I have mentioned two books in this piece and I mention them for I read them to un-cloud my unconscious and inherent judgements and biases, to understand perspectives, for the humanism, to see humanity and what it entails- the good and the bad, what it is as it is. Categorising into black and white is easy to be done and live in but I have grown up with an innate tendency to see sides, to peek into the other, to find the blame within me more than in others; and as such, whenever tumultuous times come, I am shred from the inside out. Viewing and believing as ‘us’ and ‘them’ seemingly makes so much sense as the afflicted or the concerned but when the veil that the societal world puts over you are cast aside, by- I don’t know, um, the philosophical outlook you have honed or the humanism that you have read about or the mental illness that renders life meaningless or anything and everything in between- everything is ridiculously humorous. When you can only see that all of it means nothing in the long run, after you have returned to the earth, or how any of it that results in a row is trivial, you can only nod at the sadness of it all and somehow continue existing because life goes on.
I am not saying that I am a better person after it all or that I am above others now; honestly, I shall always remain appalled at my human self. Or that I can now take such times as they come, for what they are, because I still cannot. The last time it was a turn to talk about the much-debated situation in north-east India in one of our development classes, I froze. I was sat there paralysed, in a limbo, with so much to say and nothing to say because all of what I had or have to say is spent in feeling and experiencing it all while others talk it out. I cannot listen to people argue, or hear talks in spiteful tones, or read political news, or engage in worldly conversations, or… I could go on and on. I cannot even listen to songs or some kinds of music, even on the good days. And I cannot do many other things I could do before. But I am doing fine, and it is enough because that fateful year I spent believing that twenty was going to be my last year. Now that I am given or are living in this borrowed time, I am doing just fine and it really is more than enough.
One of the things that helped me weather that time were these words by the twelfth doctor in ‘Doctor Who’-
// Run like hell because you always need to.
Laugh at everything cause it’s always funny.
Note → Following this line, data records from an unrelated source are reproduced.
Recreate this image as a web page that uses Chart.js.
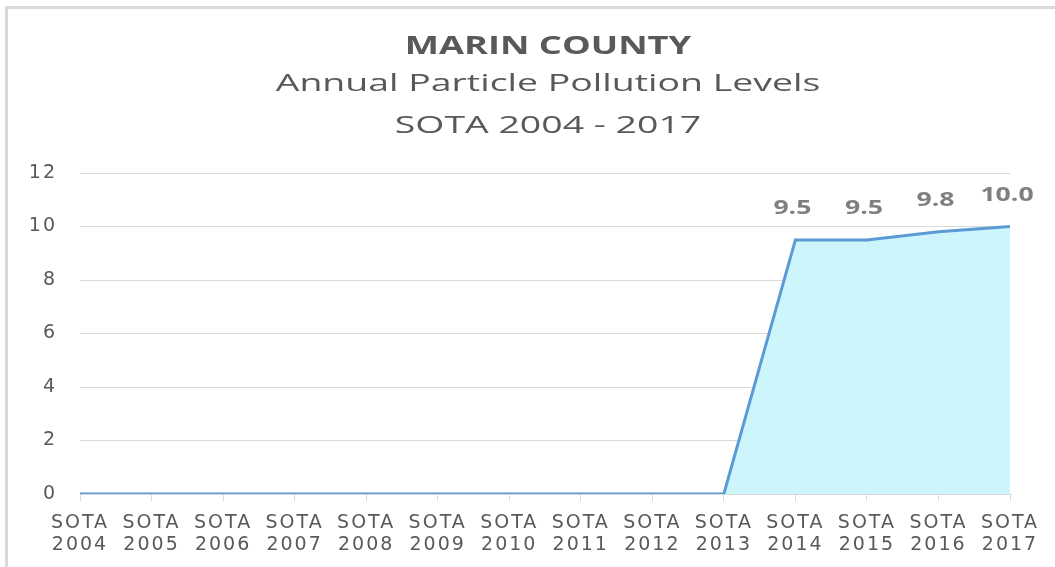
<!DOCTYPE html>
<html>
<head>
<meta charset="utf-8">
<script src="https://cdn.jsdelivr.net/npm/chart.js@4/dist/chart.umd.min.js"></script>
<style>
  html, body { margin: 0; padding: 0; background: #fff; }
  #wrap { position: relative; width: 1055px; height: 567px; overflow: hidden; }
  #frame { position: absolute; left: 5px; top: 6px; width: 1100px; height: 600px;
           border-top: 3px solid #d9d9d9; border-left: 3px solid #d9d9d9; box-sizing: border-box; }
  canvas { position: absolute; left: 0; top: 0; }
</style>
</head>
<body>
<div id="wrap">
  <div id="frame"></div>
  <canvas id="c" width="1055" height="567"></canvas>
</div>
<script>
const categories = ['2004','2005','2006','2007','2008','2009','2010','2011','2012','2013','2014','2015','2016','2017'];
const values = [0,0,0,0,0,0,0,0,0,0,9.5,9.5,9.8,10.0];
const yTicks = [0,2,4,6,8,10,12];
const titleText = 'MARIN COUNTY';
const subtitleLines = ['Annual Particle Pollution Levels', 'SOTA 2004 - 2017'];

const FONT = "'Open Sans', 'Noto Sans', sans-serif";
const TICKFONT = "'DejaVu Sans', sans-serif";
const TEXT = '#595959';

function stretchedText(ctx, text, x, y, sx) {
  ctx.save();
  ctx.translate(x, y);
  ctx.scale(sx, 1);
  ctx.fillText(text, 0, 0);
  ctx.restore();
}

const spacingPlugin = {
  id: 'tickSpacing',
  beforeDraw(chart) { chart.ctx.letterSpacing = '2px'; },
  afterDraw(chart) { chart.ctx.letterSpacing = '0px'; }
};

const labelPlugin = {
  id: 'valueLabels',
  afterDatasetsDraw(chart) {
    const ctx = chart.ctx;
    const meta = chart.getDatasetMeta(0);
    ctx.save();
    ctx.letterSpacing = '0px';
    ctx.font = "bold 20px " + FONT;
    ctx.fillStyle = '#7f7f7f';
    ctx.textAlign = 'center';
    ctx.textBaseline = 'alphabetic';
    meta.data.forEach((pt, i) => {
      const v = values[i];
      if (v > 0) stretchedText(ctx, v.toFixed(1), pt.x - 3, pt.y - 26, 1.33);
    });
    ctx.restore();
  }
};

const titlePlugin = {
  id: 'titles',
  afterDraw(chart) {
    const ctx = chart.ctx;
    ctx.save();
    ctx.letterSpacing = '0px';
    ctx.fillStyle = TEXT;
    ctx.textAlign = 'center';
    ctx.textBaseline = 'alphabetic';
    const cx = 548;
    ctx.font = "bold 25px " + FONT;
    stretchedText(ctx, titleText, cx, 54, 1.45);
    ctx.font = "24px " + FONT;
    stretchedText(ctx, subtitleLines[0], cx, 91, 1.56);
    stretchedText(ctx, subtitleLines[1], cx, 133, 1.56);
    ctx.restore();
  }
};

new Chart(document.getElementById('c'), {
  type: 'line',
  data: {
    labels: categories.map(y => ['SOTA', y]),
    datasets: [{
      data: values,
      borderColor: '#5b9bd5',
      borderWidth: 3,
      backgroundColor: '#ccf5fc',
      fill: 'origin',
      pointRadius: 0,
      tension: 0
    }]
  },
  options: {
    responsive: false,
    animation: false,
    layout: { padding: { left: 0, right: 45, top: 173, bottom: 0 } },
    plugins: { legend: { display: false }, tooltip: { enabled: false }, title: { display: false } },
    scales: {
      x: {
        type: 'category',
        offset: false,
        grid: { display: true, drawOnChartArea: false, drawTicks: true, tickLength: 7, color: '#d9d9d9' },
        border: { display: false },
        ticks: { color: TEXT, font: { family: TICKFONT, size: 19, lineHeight: 1.15 }, padding: 11, maxRotation: 0, autoSkip: false },
        afterFit(s) { s.height = 73; }
      },
      y: {
        min: 0, max: 12,
        afterBuildTicks(s) { s.ticks = yTicks.map(v => ({ value: v })); },
        grid: { color: '#d9d9d9', lineWidth: 1, drawTicks: false },
        border: { display: false },
        ticks: { color: TEXT, font: { family: TICKFONT, size: 19 }, padding: 23 },
        afterFit(s) { s.width = 80; }
      }
    }
  },
  plugins: [spacingPlugin, labelPlugin, titlePlugin]
});
</script>
</body>
</html>
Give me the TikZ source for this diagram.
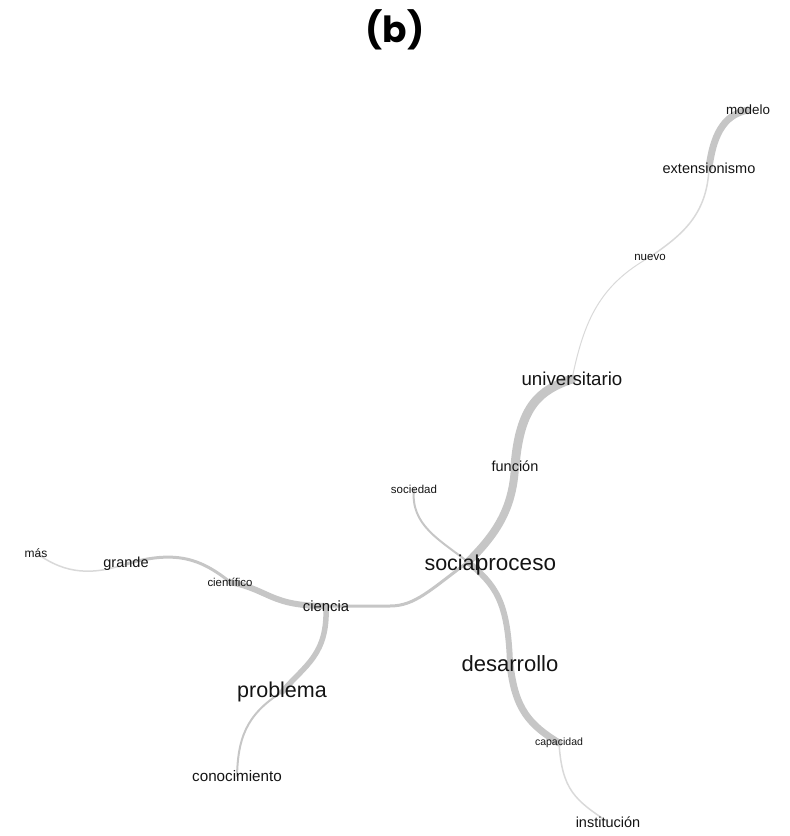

Never be cruel and never be cowardly
And if you ever are, always make amends. //
This is what I have attempted to do through this piece. Hopefully, it reaches all those who have been affected by my share in your lives and that you accept the apologies and the gratitude.
Sincerely,
Yours truly.
*When I say august ’16 trauma, I mean the direct and indirect trauma that I bore as a result of an ugly communal riot that erupted in my home state. I do not wish to indulge on the details of the matter in this piece.